We study the Maximum Independent Set problem for geometric objects given in the data stream model. A set of geometric objects is said to be independent if the objects are pairwise disjoint. We consider geometric objects in one and two dimensions, i.e., intervals and disks. Let α be the cardinality of the largest independent set. Our goal is to estimate α in a small amount of space, given that the input is received as a one-pass stream. We also consider a generalization of this problem by assigning weights to each object and estimating β, the largest value of a weighted independent set. We initialize the study of this problem in the turnstile streaming model (insertions and deletions) and provide the first algorithms for estimating α and β.

For unit-length intervals, we obtain a (2+ε)-approximation to α and β in poly(log(n)/ε) space.
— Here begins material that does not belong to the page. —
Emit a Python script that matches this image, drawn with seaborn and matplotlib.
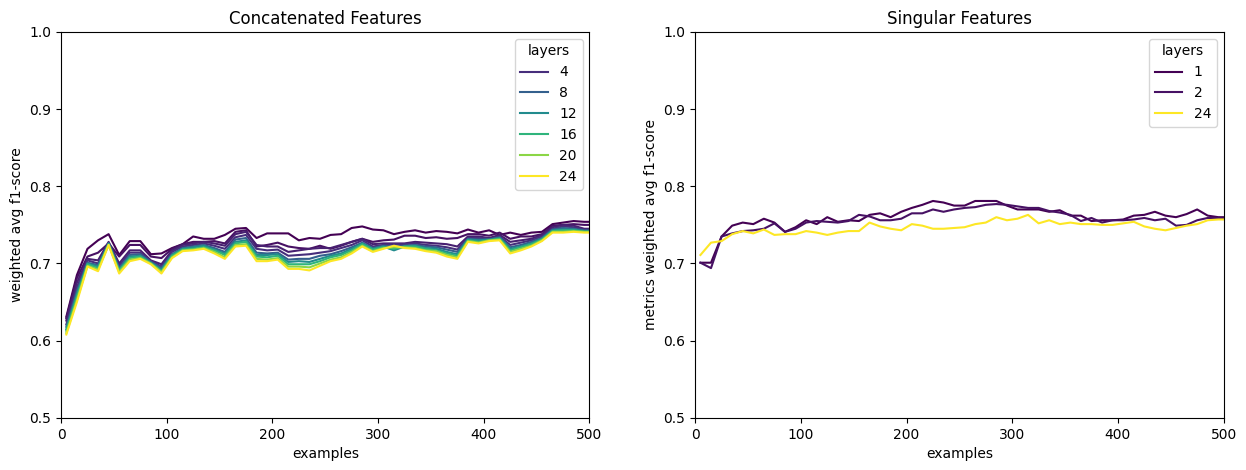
import pandas as pd
import matplotlib.pyplot as plt
import seaborn as sns

# number of examples (x axis), shared by both panels
examples = list(range(5, 506, 10))

# ========== Concatenated features: f1-score per layer ==========
concat_layers = [1, 2, 3, 4, 8, 12, 16, 20, 24]
concat_f1 = {
    1: [0.631, 0.685, 0.719, 0.730, 0.738, 0.711, 0.729, 0.729, 0.712, 0.713,
        0.720, 0.725, 0.735, 0.732, 0.732, 0.737, 0.745, 0.746, 0.733, 0.739,
        0.739, 0.739, 0.730, 0.733, 0.732, 0.737, 0.738, 0.746, 0.748, 0.744,
        0.743, 0.738, 0.741, 0.743, 0.740, 0.742, 0.741, 0.739, 0.744, 0.740,
        0.743, 0.737, 0.740, 0.737, 0.740, 0.741, 0.751, 0.753, 0.755, 0.754, 0.754],
    2: [0.629, 0.681, 0.709, 0.714, 0.726, 0.709, 0.724, 0.724, 0.709, 0.707,
        0.719, 0.725, 0.728, 0.728, 0.729, 0.726, 0.741, 0.743, 0.722, 0.724,
        0.727, 0.722, 0.720, 0.719, 0.723, 0.719, 0.723, 0.728, 0.732, 0.728,
        0.730, 0.731, 0.736, 0.736, 0.733, 0.734, 0.732, 0.733, 0.738, 0.738,
        0.736, 0.740, 0.732, 0.735, 0.735, 0.738, 0.749, 0.750, 0.751, 0.750, 0.750],
    3: [0.626, 0.675, 0.706, 0.704, 0.728, 0.700, 0.717, 0.717, 0.704, 0.699,
        0.717, 0.724, 0.726, 0.728, 0.726, 0.723, 0.738, 0.741, 0.724, 0.722,
        0.722, 0.715, 0.717, 0.719, 0.720, 0.720, 0.724, 0.728, 0.732, 0.725,
        0.726, 0.726, 0.726, 0.728, 0.727, 0.726, 0.725, 0.722, 0.735, 0.735,
        0.733, 0.737, 0.728, 0.730, 0.732, 0.737, 0.747, 0.750, 0.749, 0.745, 0.745],
    4: [0.621, 0.669, 0.704, 0.700, 0.727, 0.697, 0.714, 0.714, 0.703, 0.696,
        0.715, 0.722, 0.724, 0.726, 0.723, 0.719, 0.734, 0.737, 0.719, 0.717,
        0.718, 0.710, 0.711, 0.712, 0.714, 0.716, 0.720, 0.724, 0.730, 0.722,
        0.724, 0.725, 0.725, 0.726, 0.724, 0.723, 0.721, 0.718, 0.733, 0.733,
        0.732, 0.735, 0.724, 0.727, 0.730, 0.735, 0.745, 0.748, 0.747, 0.744, 0.744],
    8: [0.618, 0.664, 0.701, 0.698, 0.726, 0.694, 0.711, 0.712, 0.702, 0.694,
        0.712, 0.720, 0.722, 0.724, 0.720, 0.715, 0.731, 0.733, 0.714, 0.713,
        0.714, 0.705, 0.706, 0.706, 0.710, 0.712, 0.716, 0.721, 0.727, 0.720,
        0.723, 0.722, 0.723, 0.724, 0.722, 0.721, 0.718, 0.715, 0.732, 0.731,
        0.731, 0.734, 0.721, 0.724, 0.728, 0.733, 0.744, 0.746, 0.745, 0.743, 0.743],
    12: [0.615, 0.660, 0.700, 0.696, 0.726, 0.692, 0.709, 0.710, 0.701, 0.692,
         0.711, 0.719, 0.721, 0.723, 0.718, 0.713, 0.728, 0.730, 0.711, 0.711,
         0.712, 0.702, 0.703, 0.702, 0.706, 0.710, 0.713, 0.719, 0.726, 0.719,
         0.722, 0.717, 0.722, 0.723, 0.720, 0.719, 0.715, 0.712, 0.731, 0.730,
         0.731, 0.733, 0.719, 0.722, 0.726, 0.732, 0.743, 0.744, 0.744, 0.742, 0.742],
    16: [0.613, 0.657, 0.699, 0.694, 0.725, 0.691, 0.707, 0.709, 0.700, 0.690,
         0.710, 0.718, 0.719, 0.721, 0.717, 0.711, 0.726, 0.728, 0.709, 0.708,
         0.710, 0.699, 0.699, 0.699, 0.703, 0.708, 0.711, 0.717, 0.725, 0.718,
         0.721, 0.719, 0.722, 0.722, 0.719, 0.717, 0.713, 0.710, 0.730, 0.728,
         0.730, 0.732, 0.717, 0.721, 0.725, 0.731, 0.742, 0.743, 0.743, 0.741, 0.741],
    20: [0.610, 0.653, 0.697, 0.692, 0.724, 0.689, 0.705, 0.707, 0.700, 0.689,
         0.708, 0.717, 0.718, 0.720, 0.715, 0.708, 0.724, 0.725, 0.706, 0.705,
         0.707, 0.696, 0.696, 0.695, 0.700, 0.705, 0.708, 0.715, 0.723, 0.716,
         0.720, 0.721, 0.721, 0.720, 0.717, 0.716, 0.711, 0.708, 0.729, 0.727,
         0.730, 0.731, 0.715, 0.719, 0.723, 0.730, 0.741, 0.741, 0.742, 0.741, 0.741],
    24: [0.608, 0.650, 0.696, 0.690, 0.724, 0.687, 0.703, 0.706, 0.699, 0.687,
         0.707, 0.716, 0.717, 0.719, 0.713, 0.706, 0.722, 0.723, 0.703, 0.703,
         0.705, 0.693, 0.693, 0.691, 0.697, 0.703, 0.706, 0.713, 0.722, 0.715,
         0.719, 0.723, 0.720, 0.719, 0.716, 0.714, 0.709, 0.706, 0.728, 0.726,
         0.729, 0.730, 0.713, 0.717, 0.722, 0.729, 0.740, 0.740, 0.741, 0.740, 0.740],
}

# ========== Singular features: f1-score per layer ==========
single_layers = [1, 2, 24]
single_f1 = {
    1: [0.701, 0.701, 0.735, 0.749, 0.753, 0.751, 0.758, 0.753, 0.741, 0.747,
        0.756, 0.751, 0.760, 0.754, 0.756, 0.755, 0.763, 0.765, 0.760, 0.767,
        0.772, 0.776, 0.781, 0.779, 0.775, 0.775, 0.781, 0.781, 0.781, 0.775,
        0.770, 0.770, 0.770, 0.767, 0.769, 0.762, 0.762, 0.755, 0.756, 0.756,
        0.757, 0.762, 0.763, 0.767, 0.762, 0.760, 0.764, 0.770, 0.762, 0.760, 0.760],
    2: [0.701, 0.694, 0.735, 0.739, 0.742, 0.743, 0.745, 0.752, 0.741, 0.745,
        0.753, 0.755, 0.754, 0.753, 0.755, 0.763, 0.761, 0.756, 0.756, 0.758,
        0.765, 0.765, 0.770, 0.767, 0.770, 0.772, 0.773, 0.776, 0.777, 0.776,
        0.774, 0.772, 0.772, 0.768, 0.766, 0.763, 0.755, 0.759, 0.753, 0.756,
        0.756, 0.757, 0.759, 0.756, 0.758, 0.749, 0.750, 0.756, 0.759, 0.759, 0.758],
    24: [0.711, 0.727, 0.729, 0.738, 0.742, 0.739, 0.744, 0.737, 0.738, 0.738,
         0.742, 0.740, 0.737, 0.740, 0.742, 0.742, 0.753, 0.748, 0.745, 0.743,
         0.751, 0.749, 0.745, 0.745, 0.746, 0.747, 0.751, 0.753, 0.760, 0.756,
         0.758, 0.763, 0.752, 0.756, 0.751, 0.753, 0.751, 0.751, 0.750, 0.750,
         0.752, 0.754, 0.748, 0.745, 0.743, 0.746, 0.749, 0.751, 0.756, 0.757, 0.757],
}


def to_long(layers, scores):
    rows = []
    for layer in layers:
        for x, y in zip(examples, scores[layer]):
            rows.append({"examples": x, "f1": y, "layers": layer})
    return pd.DataFrame(rows)


df_concat = to_long(concat_layers, concat_f1)
df_single = to_long(single_layers, single_f1)

fig, axes = plt.subplots(1, 2, figsize=(12.46, 4.70), dpi=100)
fig.subplots_adjust(left=0.049, right=0.982, top=0.932, bottom=0.111, wspace=0.2)

sns.lineplot(data=df_concat, x="examples", y="f1", hue="layers",
             palette="viridis", ax=axes[0])
axes[0].set_title("Concatenated Features")
axes[0].set_ylabel("weighted avg f1-score")

sns.lineplot(data=df_single, x="examples", y="f1", hue="layers",
             palette="viridis", ax=axes[1])
axes[1].set_title("Singular Features")
axes[1].set_ylabel("metrics weighted avg f1-score")

for ax in axes:
    ax.set_xlim(0, 500)
    ax.set_ylim(0.5, 1.0)
    ax.set_xlabel("examples")
    ax.legend(title="layers", loc="upper right")
    sns.move_legend(ax, "upper right", title="layers")

plt.savefig("out.png")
We also show a matching lower bound. Combined with the 3/2-approximation for insertion-only streams by Cabello and Perez-Lanterno [Cabello and Pérez-Lantero, 2017], our result implies a separation between the insertion-only and turnstile model. For unit-radius disks, we obtain a (8√3/π)-approximation to α and β in poly(log(n)/ε) space, which is closely related to the hexagonal circle packing constant.

Finally, we provide algorithms for estimating α for arbitrary-length intervals under a bounded intersection assumption and study the parameterized space complexity of estimating α and β, where the parameter is the ratio of maximum to minimum interval length.